Reggie Phillips

No. 48
- Position: Cornerback

Personal information
- Born: December 12, 1960 (age 65) Houston, Texas, U.S.
- Listed height: 5 ft 10 in (1.78 m)
- Listed weight: 170 lb (77 kg)

Career information
- High school: Yates (Houston)
- College: SMU
- NFL draft: 1985 (2nd round, 49th overall pick)

Career history
- Chicago Bears (1985–1987); Phoenix Cardinals (1988); Detroit Lions (1989)*;
- * Offseason or practice squad member only

Awards and highlights
- Super Bowl champion (XX);

Career NFL statistics
- Interceptions: 3
- Fumble recoveries: 1
- Stats at Pro Football Reference

= Reggie Phillips =

American football player (born 1960)

Reginald Keith Phillips (born December 12, 1960) is an American former professional football player who was a cornerback in the National Football League (NFL).
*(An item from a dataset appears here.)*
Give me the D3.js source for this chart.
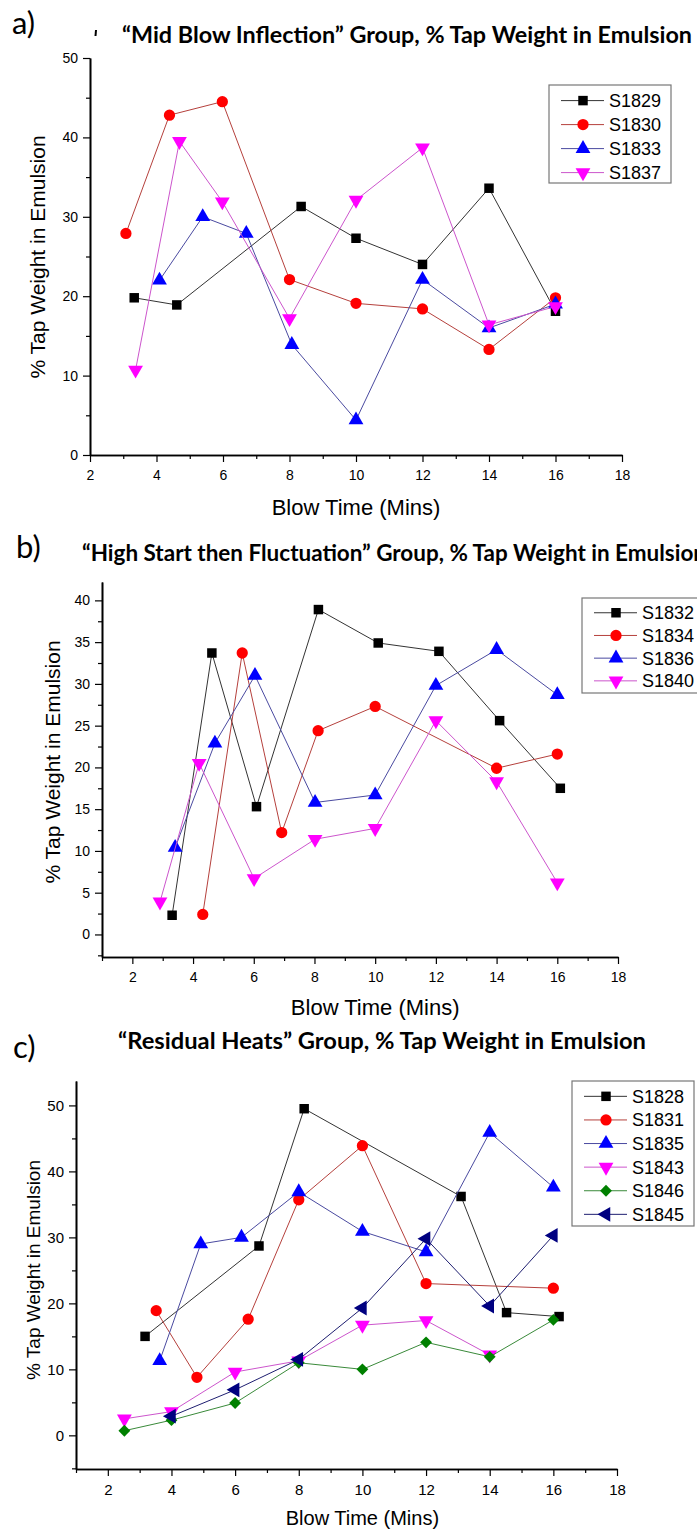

He played for the Chicago Bears from 1985 to 1987 and the Phoenix Cardinals in 1988. He was selected by the Bears in the second round of the 1985 NFL draft with the 49th overall pick. Phillips played college football for the SMU Mustangs and attended Jack Yates Senior High School in Houston.

Phillips was a member of the 1985 Bears that won Super Bowl XX; he is best remembered for returning an interception for a touchdown in that game. He was also a member of the "Shuffling Crew" in the video The Super Bowl Shuffle.